— MATERIAL —
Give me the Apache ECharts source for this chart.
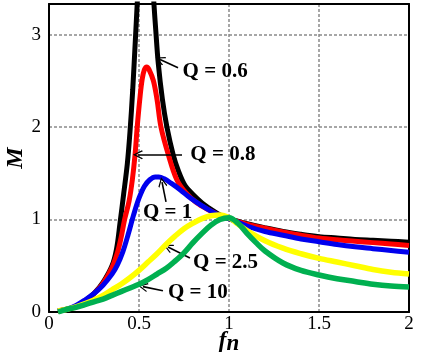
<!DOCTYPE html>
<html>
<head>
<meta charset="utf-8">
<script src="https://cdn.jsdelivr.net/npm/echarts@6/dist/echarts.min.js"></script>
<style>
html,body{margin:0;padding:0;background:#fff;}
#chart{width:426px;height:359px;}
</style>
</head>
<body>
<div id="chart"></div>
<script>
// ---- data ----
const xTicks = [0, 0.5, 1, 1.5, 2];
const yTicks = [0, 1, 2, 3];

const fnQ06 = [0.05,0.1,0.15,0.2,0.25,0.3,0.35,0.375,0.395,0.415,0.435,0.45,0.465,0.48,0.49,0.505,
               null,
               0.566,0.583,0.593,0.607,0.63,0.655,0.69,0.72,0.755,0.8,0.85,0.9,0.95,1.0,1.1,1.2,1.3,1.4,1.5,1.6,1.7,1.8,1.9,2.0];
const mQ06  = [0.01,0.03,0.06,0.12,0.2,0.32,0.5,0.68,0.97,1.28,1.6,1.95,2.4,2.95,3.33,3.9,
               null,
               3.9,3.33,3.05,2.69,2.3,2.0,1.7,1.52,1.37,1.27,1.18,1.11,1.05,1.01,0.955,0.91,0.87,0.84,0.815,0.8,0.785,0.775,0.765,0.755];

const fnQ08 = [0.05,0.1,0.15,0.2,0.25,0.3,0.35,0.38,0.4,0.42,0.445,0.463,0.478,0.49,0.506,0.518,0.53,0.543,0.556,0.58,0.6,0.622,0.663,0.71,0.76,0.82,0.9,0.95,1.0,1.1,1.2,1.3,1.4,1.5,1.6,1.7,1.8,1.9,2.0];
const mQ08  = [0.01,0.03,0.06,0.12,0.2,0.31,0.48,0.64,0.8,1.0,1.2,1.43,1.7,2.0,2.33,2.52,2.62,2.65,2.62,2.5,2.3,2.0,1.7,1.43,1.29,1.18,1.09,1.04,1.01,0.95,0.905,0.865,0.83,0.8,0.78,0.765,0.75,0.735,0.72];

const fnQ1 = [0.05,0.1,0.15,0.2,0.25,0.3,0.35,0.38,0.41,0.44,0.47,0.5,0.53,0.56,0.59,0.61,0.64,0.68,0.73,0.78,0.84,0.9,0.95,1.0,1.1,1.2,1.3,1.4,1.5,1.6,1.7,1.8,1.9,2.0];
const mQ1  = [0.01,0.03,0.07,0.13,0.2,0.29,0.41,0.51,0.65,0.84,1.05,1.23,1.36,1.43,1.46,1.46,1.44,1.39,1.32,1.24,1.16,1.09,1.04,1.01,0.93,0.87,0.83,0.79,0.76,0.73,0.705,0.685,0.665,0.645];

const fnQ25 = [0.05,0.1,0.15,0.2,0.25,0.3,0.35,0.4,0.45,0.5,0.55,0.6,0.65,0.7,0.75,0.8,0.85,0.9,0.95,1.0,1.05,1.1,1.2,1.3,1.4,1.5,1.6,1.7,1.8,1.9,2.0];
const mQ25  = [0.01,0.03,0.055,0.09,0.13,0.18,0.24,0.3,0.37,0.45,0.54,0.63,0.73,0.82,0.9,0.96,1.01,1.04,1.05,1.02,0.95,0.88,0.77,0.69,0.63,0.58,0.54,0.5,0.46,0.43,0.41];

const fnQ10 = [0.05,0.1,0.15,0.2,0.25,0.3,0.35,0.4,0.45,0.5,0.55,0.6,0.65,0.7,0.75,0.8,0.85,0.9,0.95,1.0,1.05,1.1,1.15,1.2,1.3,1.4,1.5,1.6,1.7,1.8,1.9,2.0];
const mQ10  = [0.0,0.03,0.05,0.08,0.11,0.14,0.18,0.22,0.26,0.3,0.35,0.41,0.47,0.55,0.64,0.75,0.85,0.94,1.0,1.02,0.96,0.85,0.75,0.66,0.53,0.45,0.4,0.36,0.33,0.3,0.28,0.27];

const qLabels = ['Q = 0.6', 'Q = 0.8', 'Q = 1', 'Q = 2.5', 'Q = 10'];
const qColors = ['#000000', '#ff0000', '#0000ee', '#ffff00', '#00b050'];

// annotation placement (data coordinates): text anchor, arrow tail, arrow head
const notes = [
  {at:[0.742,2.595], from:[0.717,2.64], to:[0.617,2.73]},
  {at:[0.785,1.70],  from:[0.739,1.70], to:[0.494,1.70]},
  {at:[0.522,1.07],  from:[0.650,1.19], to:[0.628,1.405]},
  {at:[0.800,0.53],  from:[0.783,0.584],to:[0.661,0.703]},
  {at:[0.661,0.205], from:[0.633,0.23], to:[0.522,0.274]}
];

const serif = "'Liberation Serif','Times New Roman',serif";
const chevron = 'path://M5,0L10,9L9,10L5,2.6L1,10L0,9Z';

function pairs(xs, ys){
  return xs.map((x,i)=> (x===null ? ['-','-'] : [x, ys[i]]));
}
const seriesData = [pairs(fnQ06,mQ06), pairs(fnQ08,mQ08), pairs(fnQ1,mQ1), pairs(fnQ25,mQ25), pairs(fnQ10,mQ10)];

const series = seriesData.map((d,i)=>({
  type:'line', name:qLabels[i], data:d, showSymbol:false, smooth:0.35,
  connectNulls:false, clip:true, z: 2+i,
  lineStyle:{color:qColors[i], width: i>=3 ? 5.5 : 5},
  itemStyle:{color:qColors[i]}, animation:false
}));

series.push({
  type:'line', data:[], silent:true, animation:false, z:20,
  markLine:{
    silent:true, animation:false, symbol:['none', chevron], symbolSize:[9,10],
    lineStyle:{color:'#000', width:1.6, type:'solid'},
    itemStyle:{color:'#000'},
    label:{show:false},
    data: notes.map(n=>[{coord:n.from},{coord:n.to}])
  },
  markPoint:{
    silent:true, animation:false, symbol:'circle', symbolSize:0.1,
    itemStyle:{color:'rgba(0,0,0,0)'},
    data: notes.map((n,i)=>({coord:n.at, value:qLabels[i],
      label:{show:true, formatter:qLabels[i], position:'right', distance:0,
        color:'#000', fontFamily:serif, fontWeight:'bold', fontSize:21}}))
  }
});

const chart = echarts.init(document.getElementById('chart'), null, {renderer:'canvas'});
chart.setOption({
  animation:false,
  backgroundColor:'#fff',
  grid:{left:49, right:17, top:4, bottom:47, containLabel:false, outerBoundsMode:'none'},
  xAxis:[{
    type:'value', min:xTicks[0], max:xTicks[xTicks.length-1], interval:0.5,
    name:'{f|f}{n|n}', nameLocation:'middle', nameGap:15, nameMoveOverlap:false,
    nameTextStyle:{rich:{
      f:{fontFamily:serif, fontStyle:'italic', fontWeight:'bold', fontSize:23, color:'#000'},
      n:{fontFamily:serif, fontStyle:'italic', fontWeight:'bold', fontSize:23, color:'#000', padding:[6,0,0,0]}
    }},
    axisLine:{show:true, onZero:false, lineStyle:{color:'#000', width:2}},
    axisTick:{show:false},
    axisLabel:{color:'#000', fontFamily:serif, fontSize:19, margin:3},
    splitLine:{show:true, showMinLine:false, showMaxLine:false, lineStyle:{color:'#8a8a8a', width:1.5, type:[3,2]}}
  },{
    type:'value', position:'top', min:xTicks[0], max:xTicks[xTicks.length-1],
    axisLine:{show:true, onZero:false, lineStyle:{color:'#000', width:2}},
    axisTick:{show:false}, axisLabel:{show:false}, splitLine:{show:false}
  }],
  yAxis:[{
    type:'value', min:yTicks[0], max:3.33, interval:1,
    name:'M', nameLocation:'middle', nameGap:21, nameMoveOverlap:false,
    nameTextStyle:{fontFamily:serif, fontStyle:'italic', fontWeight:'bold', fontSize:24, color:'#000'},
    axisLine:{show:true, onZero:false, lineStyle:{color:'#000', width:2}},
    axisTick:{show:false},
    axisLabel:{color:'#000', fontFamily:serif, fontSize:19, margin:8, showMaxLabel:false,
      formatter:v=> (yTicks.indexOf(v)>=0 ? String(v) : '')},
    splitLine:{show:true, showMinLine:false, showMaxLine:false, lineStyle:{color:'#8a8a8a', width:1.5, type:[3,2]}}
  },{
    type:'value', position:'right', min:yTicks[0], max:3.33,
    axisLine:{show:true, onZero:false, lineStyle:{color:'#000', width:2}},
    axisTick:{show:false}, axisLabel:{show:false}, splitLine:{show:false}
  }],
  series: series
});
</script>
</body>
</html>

— EXERCISE GOAL —
Leave out the pictures and restate, word for word, the lines from the top of the data through the line containing "const yTicks = [0, 1, 2, 3];", both included.

— ANSWER TO THIS EXERCISE —
Give me the Apache ECharts source for this chart.
<!DOCTYPE html>
<html>
<head>
<meta charset="utf-8">
<script src="https://cdn.jsdelivr.net/npm/echarts@6/dist/echarts.min.js"></script>
<style>
html,body{margin:0;padding:0;background:#fff;}
#chart{width:426px;height:359px;}
</style>
</head>
<body>
<div id="chart"></div>
<script>
// ---- data ----
const xTicks = [0, 0.5, 1, 1.5, 2];
const yTicks = [0, 1, 2, 3];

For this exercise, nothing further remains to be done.